En azından Gezi Parkı’nı kurtardınız, Taksim’i kurtardınız. Aslında elbette çok daha fazlasını da yaptınız. 12 yıllık bir iktidarın kirli dehlizlerine giden yola ışık tutulmasını sağladınız, sınırsız otoriteyi, temelsiz yetkiyi, her şeyi ben bilirim tavrını silkeleyip sarstınız. Ve demokratik protesto kültürümüzü çağdaş Batı standartlarına yükselttiniz.

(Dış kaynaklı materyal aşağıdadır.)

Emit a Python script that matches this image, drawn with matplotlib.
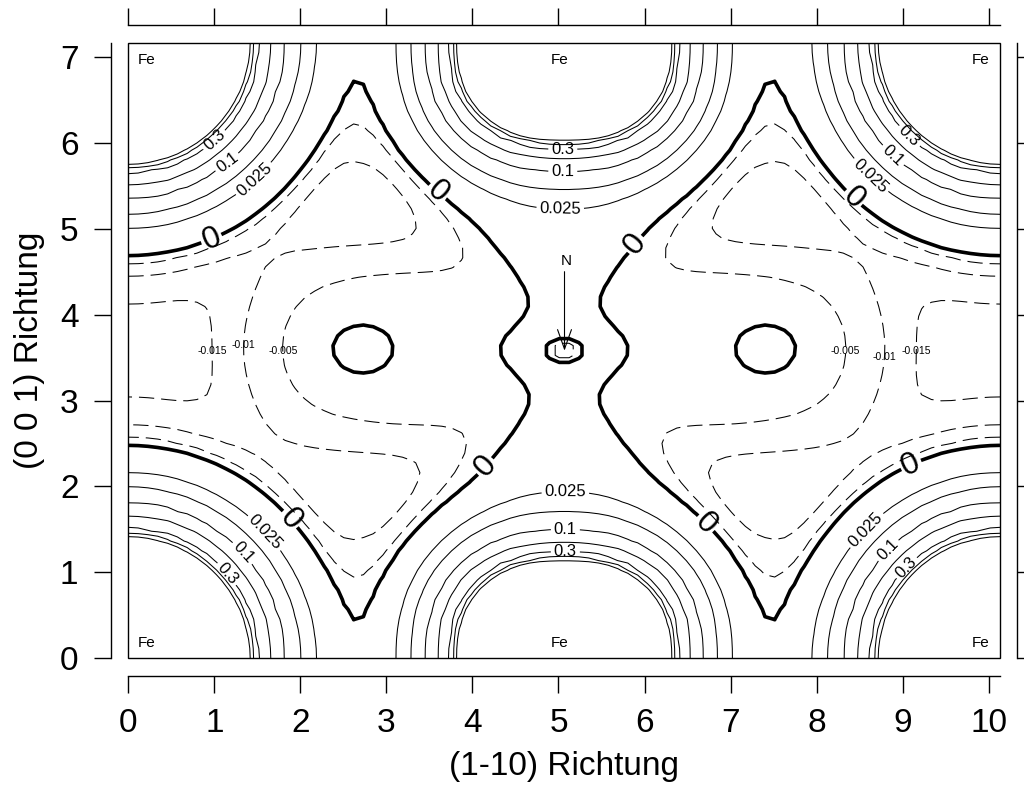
import numpy as np
import matplotlib.pyplot as plt

plt.rcParams['font.family'] = ['Liberation Sans', 'DejaVu Sans']
plt.rcParams['lines.scale_dashes'] = False

# Ebene (1-10) x (001), Laengen in Bohr
GITTER_A = 7.165
BREITE = GITTER_A * np.sqrt(2)

# Atompositionen in der Ebene
FE_ECKE_X = [0.0, BREITE, 0.0, BREITE]
FE_ECKE_Y = [0.0, 0.0, GITTER_A, GITTER_A]
FE_MITTE_X = [BREITE / 2, BREITE / 2]
FE_MITTE_Y = [0.0, GITTER_A]
N_X, N_Y = BREITE / 2, GITTER_A / 2
INSEL_X = [2.70, BREITE - 2.70]
INSEL_Y = [3.60, 3.60]

# radiales Profil der Fe-Dichte (Abstand, Dichte)
FE_RADIUS = [1.30, 1.41, 1.45, 1.50, 1.67, 1.80, 1.99, 2.16, 2.48, 2.58, 2.76, 3.06, 3.60, 4.50, 6.00]
FE_DICHTE = [0.90, 0.52, 0.42, 0.32, 0.22, 0.12, 0.07, 0.045, 0.020, 0.014, 0.0088, 0.0045, 0.001, 0.0001, 0.00001]

# Untergrund, Bruecke Fe-N-Fe, Stickstoff, Inseln
UNTERGRUND = 0.020
BRUECKE = [0.022, 0.90, 0.25, 0.45]      # Hoehe, Breite, Einbruch, Einbruchbreite
N_BEITRAG = [0.008, 0.55, 0.30]          # Hoehe, sx, sy
N_LOCH = [0.013, 0.20, 0.14]             # Tiefe, rx, ry
INSEL_SOCKEL = [0.016, 1.55, 1.30]       # Hoehe, wx, wy
INSEL_KERN = [0.010, 0.22, 0.18]         # Hoehe, sx, sy
FE_MITTE_FORM = [0.88, 0.80, 2.4]        # ax, ay, Exponent

STUFEN_POS = [0.025, 0.05, 0.1, 0.2, 0.3, 0.4, 0.5]
STUFEN_NEG = [-0.015, -0.01, -0.005]

# Positionen der Beschriftungen
LABEL_POS = {0.3: [(0.95, 6.09), (5.05, 5.99), (9.14, 6.14), (1.09, 0.93), (5.08, 1.12), (9.10, 1.00)],
             0.1: [(1.15, 5.77), (5.05, 5.62), (8.92, 5.89), (1.30, 1.20), (5.08, 1.49), (8.87, 1.22)],
             0.025: [(1.44, 5.60), (5.02, 5.12), (8.66, 5.65), (1.55, 1.43), (5.08, 2.00), (8.61, 1.46)]}
LABEL_NULL = [(0.97, 4.87), (3.53, 5.36), (5.90, 4.81), (8.46, 5.39),
              (4.13, 2.25), (1.87, 1.61), (6.77, 1.63), (9.10, 2.25)]
LABEL_NEG = {-0.015: [(0.88, 3.58), (9.25, 3.58)],
             -0.01: [(1.42, 3.64), (8.71, 3.52)],
             -0.005: [(1.87, 3.58), (8.27, 3.58)]}


def profil(r):
    return np.exp(np.interp(r, FE_RADIUS, np.log(FE_DICHTE)))


def dichte(X, Y):
    rho = -UNTERGRUND * np.ones_like(X)
    for fx, fy in zip(FE_ECKE_X, FE_ECKE_Y):
        rho += profil(np.hypot(X - fx, Y - fy))
    ax_, ay_, q = FE_MITTE_FORM
    for fx, fy in zip(FE_MITTE_X, FE_MITTE_Y):
        r = ((np.abs(X - fx) / ax_) ** q + (np.abs(Y - fy) / ay_) ** q) ** (1 / q)
        rho += profil(r)
    dx = X - N_X
    dy = Y - N_Y
    h, w, m, wm = BRUECKE
    rho += h * np.exp(-0.5 * (dx / w) ** 2) * (1 - m * np.exp(-0.5 * (dy / wm) ** 2))
    a, sx, sy = N_BEITRAG
    rho += a * np.exp(-0.5 * (dx / sx) ** 2 - 0.5 * (dy / sy) ** 2)
    t, rx, ry = N_LOCH
    rho -= t * np.exp(-((dx / rx) ** 2 + (dy / ry) ** 2) ** 2)
    for ix, iy in zip(INSEL_X, INSEL_Y):
        ex = X - ix
        ey = Y - iy
        b, wx, wy = INSEL_SOCKEL
        rho += b * np.exp(-((ex / wx) ** 2 + (ey / wy) ** 2) ** 2)
        c, kx, ky = INSEL_KERN
        rho += c * np.exp(-0.5 * (ex / kx) ** 2 - 0.5 * (ey / ky) ** 2)
    return rho


x = np.linspace(0, BREITE, 90)
y = np.linspace(0, GITTER_A, 64)
X, Y = np.meshgrid(x, y)
Z = dichte(X, Y)

fig = plt.figure(figsize=(10.24, 7.94), dpi=100)
ax = fig.add_axes([128.4 / 1024, 135.7 / 794, 871.6 / 1024, 615.6 / 794])
ax.set_xlim(0, BREITE)
ax.set_ylim(0, GITTER_A)

fmt = lambda v: f'{v:g}'

# jede Stufe einzeln, damit clabel mit festen Orten funktioniert
for stufe in STUFEN_POS:
    cs = ax.contour(X, Y, Z, levels=[stufe], colors='k', linewidths=0.75, linestyles='solid')
    if stufe in LABEL_POS:
        ax.clabel(cs, manual=LABEL_POS[stufe], fmt=fmt, fontsize=12, inline_spacing=3)

cs_null = ax.contour(X, Y, Z, levels=[0.0], colors='k', linewidths=2.6, linestyles='solid')
ax.clabel(cs_null, manual=LABEL_NULL, fmt=fmt, fontsize=23, inline_spacing=2)

for stufe in STUFEN_NEG:
    cs = ax.contour(X, Y, Z, levels=[stufe], colors='k', linewidths=0.75,
                    linestyles=[(0, (11, 5))])
    txt = ax.clabel(cs, manual=LABEL_NEG[stufe], fmt=fmt, fontsize=7.5, inline=False)
    for t in txt:
        t.set_rotation(0)

# Atombeschriftungen
for xa, ya, ha in [(0.011, 0.972, 'left'), (0.495, 0.972, 'center'), (0.9885, 0.972, 'right'),
                   (0.011, 0.025, 'left'), (0.495, 0.025, 'center'), (0.9885, 0.025, 'right')]:
    ax.text(xa, ya, 'Fe', transform=ax.transAxes, ha=ha, va='center', fontsize=11)
ax.text(5.09, 4.62, 'N', ha='center', va='center', fontsize=11)
ax.annotate('', xy=(5.07, 3.58), xytext=(5.07, 4.50),
            arrowprops=dict(arrowstyle='->,head_length=0.7,head_width=0.25', lw=0.8,
                            color='k', shrinkA=0, shrinkB=0, mutation_scale=20))

# Rahmen um das Bild, Achsen nach aussen versetzt
ax.add_patch(plt.Rectangle((0, 0), 1, 1, transform=ax.transAxes, fill=False,
                           lw=1.0, ec='k', clip_on=False, zorder=5))
for seite in ['bottom', 'left', 'top', 'right']:
    ax.spines[seite].set_position(('outward', 12.5))
    ax.spines[seite].set_linewidth(1.0)

ax.set_xticks(range(0, 11))
ax.set_yticks(range(0, 8))
ax.tick_params(direction='out', length=12.5, width=1.0, labelsize=24, pad=11,
               top=True, right=True, labeltop=False, labelright=False)

ax.text(0.5, (658.3 - 767) / 615.6, '(1-10) Richtung', transform=ax.transAxes,
        ha='center', va='center', fontsize=24)
ax.text((30 - 128.4) / 871.6, 0.5, '(0 0 1) Richtung', transform=ax.transAxes,
        ha='center', va='center', rotation=90, fontsize=24)

fig.savefig('out.png', dpi=100)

Kaybettiğinizi sizlere geri verecek gücümüz yok. Ama en azından bir yerlerden gördüyseniz, siz de mutlu olmuşsunuzdur. İstanbul belediyesinin nihayet yaptırıp kamuoyuna açıkladığı yeni Taksim planı ile Gezi Parkı istediğiniz ve istediğimiz gibi korunmakla kalmıyor. Daha da genişliyor. Meydanın ortası yeşillenirken, Talimhane’nin önünde de bir ağaç kümesi oluşuyor. Parkın Cumhuriyet caddesine bakan yanı da düzenleniyor.

Ve belki bunlar kadar önemlisi, AKM korunuyor. Artık yarım yüzyılı aşan tarihiyle kendisi de kentin sanat geçmişiyle özdeşleşmiş bu güzel, sade çizgileri içinde soylu yapı da yıkılmaktan kurtuluyor. Ne mutluluk!..

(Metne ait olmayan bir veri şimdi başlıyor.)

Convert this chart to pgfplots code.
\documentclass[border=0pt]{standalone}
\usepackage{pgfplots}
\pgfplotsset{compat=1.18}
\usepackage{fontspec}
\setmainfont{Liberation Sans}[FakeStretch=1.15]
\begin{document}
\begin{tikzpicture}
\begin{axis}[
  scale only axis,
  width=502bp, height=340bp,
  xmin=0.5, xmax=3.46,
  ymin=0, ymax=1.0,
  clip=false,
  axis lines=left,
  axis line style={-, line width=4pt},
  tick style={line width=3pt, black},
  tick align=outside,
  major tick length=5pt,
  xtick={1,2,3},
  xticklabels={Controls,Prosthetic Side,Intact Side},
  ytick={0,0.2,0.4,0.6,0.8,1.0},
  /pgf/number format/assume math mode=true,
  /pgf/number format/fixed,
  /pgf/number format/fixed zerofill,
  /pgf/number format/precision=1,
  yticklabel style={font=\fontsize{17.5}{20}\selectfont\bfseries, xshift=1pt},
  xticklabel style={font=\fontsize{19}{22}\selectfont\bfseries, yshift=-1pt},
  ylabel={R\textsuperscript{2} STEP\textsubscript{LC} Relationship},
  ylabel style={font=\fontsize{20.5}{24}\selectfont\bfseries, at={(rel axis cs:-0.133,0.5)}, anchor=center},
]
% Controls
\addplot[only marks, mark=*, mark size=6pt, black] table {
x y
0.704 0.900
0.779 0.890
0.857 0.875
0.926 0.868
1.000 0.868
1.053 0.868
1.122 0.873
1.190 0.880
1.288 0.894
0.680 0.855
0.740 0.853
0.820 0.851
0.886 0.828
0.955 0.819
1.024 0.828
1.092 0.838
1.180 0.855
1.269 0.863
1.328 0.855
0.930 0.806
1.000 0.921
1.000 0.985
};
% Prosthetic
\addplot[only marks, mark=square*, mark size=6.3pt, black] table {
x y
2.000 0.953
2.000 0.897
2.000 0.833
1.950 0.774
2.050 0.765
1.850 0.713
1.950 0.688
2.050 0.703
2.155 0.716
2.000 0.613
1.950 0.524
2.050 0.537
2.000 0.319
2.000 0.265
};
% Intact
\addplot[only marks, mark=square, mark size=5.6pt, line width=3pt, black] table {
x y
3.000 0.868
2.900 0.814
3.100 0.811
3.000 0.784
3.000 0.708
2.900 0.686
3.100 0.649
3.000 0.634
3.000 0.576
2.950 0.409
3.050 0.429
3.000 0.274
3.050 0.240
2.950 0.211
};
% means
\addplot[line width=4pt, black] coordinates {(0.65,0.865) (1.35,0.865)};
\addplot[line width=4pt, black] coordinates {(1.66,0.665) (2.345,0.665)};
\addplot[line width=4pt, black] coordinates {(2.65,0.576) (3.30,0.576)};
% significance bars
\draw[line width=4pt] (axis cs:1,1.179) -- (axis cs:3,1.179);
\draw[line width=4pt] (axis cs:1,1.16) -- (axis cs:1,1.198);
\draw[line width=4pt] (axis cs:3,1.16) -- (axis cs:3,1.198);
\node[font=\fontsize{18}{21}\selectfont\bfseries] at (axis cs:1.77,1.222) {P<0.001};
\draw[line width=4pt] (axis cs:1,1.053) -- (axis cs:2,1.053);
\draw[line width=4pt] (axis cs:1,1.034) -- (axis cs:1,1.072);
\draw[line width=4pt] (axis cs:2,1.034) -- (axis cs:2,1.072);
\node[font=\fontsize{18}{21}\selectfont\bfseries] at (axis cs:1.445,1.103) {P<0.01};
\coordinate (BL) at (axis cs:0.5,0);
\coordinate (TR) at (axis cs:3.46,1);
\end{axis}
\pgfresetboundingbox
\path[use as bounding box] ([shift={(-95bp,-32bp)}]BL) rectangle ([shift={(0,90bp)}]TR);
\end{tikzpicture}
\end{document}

Ama abicim, burası Türkiye!.. Elbette her şey birden şıp diye düzelecek değil. Bu haberle birlikte gelen bir diğerinde, Geziciler için açılan yeni bir davadan söz ediliyor. Anlaşılan o ‘büyük suç’,  kolay kolay bağışlanmayacak. Ve son çırpınışlarla, bir tür intikam duygusu peşinde koşulacak.

Öte yandan ise başbakan bulunduğu Almanya’dan sesleniyor ve ‘bıraksalardı ben oraya ne güzel bir Opera konduracaktım’ diyor. Her şeyi başlatan o temel kaygıyı, o ‘birkaç ağacı koruma’ içgüdüsünü ve meselenin Opera ya da AVM tercihi olmadığını hala anlamadığını bir kez daha göstererek...

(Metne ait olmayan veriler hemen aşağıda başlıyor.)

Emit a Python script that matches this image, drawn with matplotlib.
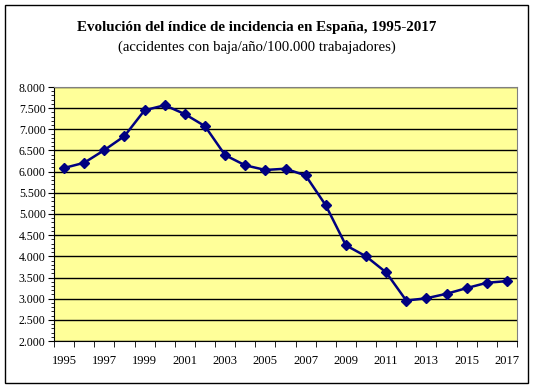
import numpy as np
import matplotlib.pyplot as plt
from matplotlib.patches import Rectangle
from matplotlib.ticker import MultipleLocator, FuncFormatter

plt.rcParams['font.family'] = ['Liberation Serif', 'DejaVu Serif']

# datos
anios = list(range(1995, 2018))
indice = [6087, 6210, 6510, 6840, 7450, 7570, 7360, 7075, 6390, 6150,
          6040, 6070, 5910, 5205, 4260, 4000, 3620, 2955, 3010, 3115,
          3250, 3375, 3415]
etiquetas = [str(a) if (a - 1995) % 2 == 0 else "" for a in anios]

fig = plt.figure(figsize=(5.37, 3.89), dpi=100)
W, H = 537, 389

# marco exterior
fig.patches.append(Rectangle((5 / W, 1 - 383 / H), 523 / W, 378 / H,
                             transform=fig.transFigure, fill=False,
                             edgecolor='black', linewidth=1.0))

ax = fig.add_axes([54 / W, 1 - 341 / H, 463 / W, 254 / H])
ax.set_facecolor('#FFFF99')

x = np.arange(len(anios))
ax.plot(x, indice, color='#000080', linewidth=1.8, marker='D',
        markersize=5, markerfacecolor='#000080', markeredgecolor='#000080',
        zorder=3)

ax.set_xlim(-0.5, len(anios) - 0.5)
ax.set_ylim(2000, 8000)

ax.yaxis.set_major_locator(MultipleLocator(500))
ax.yaxis.set_minor_locator(MultipleLocator(100))
ax.yaxis.set_major_formatter(FuncFormatter(lambda v, p: f"{int(v):,}".replace(",", ".")))
ax.grid(axis='y', which='major', color='black', linewidth=1.0)

ax.set_xticks(x)
ax.set_xticklabels(etiquetas)
ax.set_xticks(np.arange(-0.5, len(anios)), minor=True)
ax.tick_params(axis='x', which='major', length=0, pad=10, labelsize=9)
ax.tick_params(axis='x', which='minor', length=4, direction='out')
ax.tick_params(axis='y', which='major', length=4, direction='out', labelsize=8.5, pad=2)
ax.tick_params(axis='y', which='minor', length=2, direction='out')

for s in ['top', 'right']:
    ax.spines[s].set_color('#808080')
for s in ['left', 'bottom']:
    ax.spines[s].set_color('black')

fig.text(257 / W, 1 - 27 / H, "Evolución del índice de incidencia en España, 1995-2017",
         ha='center', va='center', fontsize=10.8, fontweight='bold')
fig.text(257 / W, 1 - 47 / H, "(accidentes con baja/año/100.000 trabajadores)",
         ha='center', va='center', fontsize=10.6)

fig.savefig("out.png", dpi=100)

Ama rahat olun. Bu saatten sonra hiç kimse, hiçbir güç Gezi’ye bina dikemez. Ve kentimizin ve ülkemizin yönetimi çağdaş kafalara geçtiği gün, oraya sizin adlarınızı da taşıyan bir anıt dikilir.   

Yazarın Diğer Yazıları

Aksiyon sinemasında çekici ve modern bir zirve

'Avcı Kraven'de pek uyum sağlamayan, karmaşık ve biraz zıt motifler olduğunu biliyorum. Ama belki bu filmin gücünü oluşturan asıl öge. Bunca tema içinde böylesine çekici bir filme ulaşmak... Kolay olabilir mi?

Son dönemin en büyük düş kırklığı getiren filmi

Her şeyin sonuç olarak bir özenti gibi durduğu "Hain"de, cesetler birbiri ardına geliyor. Sonu yok sanki... Sonunda bir tek başkan, yani Haldun Dormen sağ kalıyor. Acaba ona olan saygıdan mı dersiniz?

Kadın özgürlüğüne adanmış çok özgün bir komedi

Mukadderat; bir yandan yalnız bizde değil, tüm dünyada da var olan aile kurumunun miras denen olayla boğuşmasını ele alır. Öte yandan bu yaşlanmayı kabul etmeyen bir kadının portresidir

"
"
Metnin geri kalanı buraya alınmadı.